Scale Estimation and Performance/Capacity Requirements

  • Some back-of-the-envelope calculations based on average numbers.

Traffic estimates

  • Daily Active Users (DAUs): 1B (with 2B total users).
  • Number of daily search requests: 5B (assuming each user searches 5 times daily).
  • Number of places: 500M
  • Queries per second: 5B/86400 = ~60K QPS
  • Year-on-Year (YoY) growth in number of places and QPS: 20%

System APIs

  • We can have SOAP or REST APIs to expose the functionality of our service.
  • The following could be the definition of a read API to fetch the nearby places for each user query around a given location:

      searchNearbyPlaces(api_dev_key, search_terms, user_location, radius_filter, maximum_results_to_return, category_filter, sort, page_token)
    
    • Parameters:
      • api_dev_key (string): The API developer key of a registered account.
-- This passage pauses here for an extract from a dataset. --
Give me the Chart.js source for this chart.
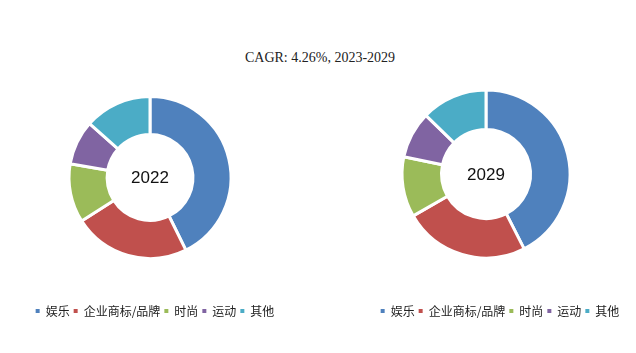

This will be used to, among other things, throttle users based on their allocated quota.
      • search_terms (string): A string containing the search terms.
      • user_location (string): Location of the user performing the search.
      • radius_filter (number): Optional search radius in meters.
      • maximum_results_to_return (number): Number of business results to return.
      • category_filter (string): Optional category to filter search results, e.g., Restaurants, Shopping Centers, etc.
      • sort (number): Optional sort mode: Best matched (0 - default), Minimum distance (1), Highest rated (2).
      • page_token (string): This token will specify a page in the result set that should be returned.
      • timestamp (number): The current timestamp to send places with timestamps associated greater than the current time – can also optionally send the ID (if the ID is encoded based on the timestamp) of the latest comment to fetch places greater than this ID).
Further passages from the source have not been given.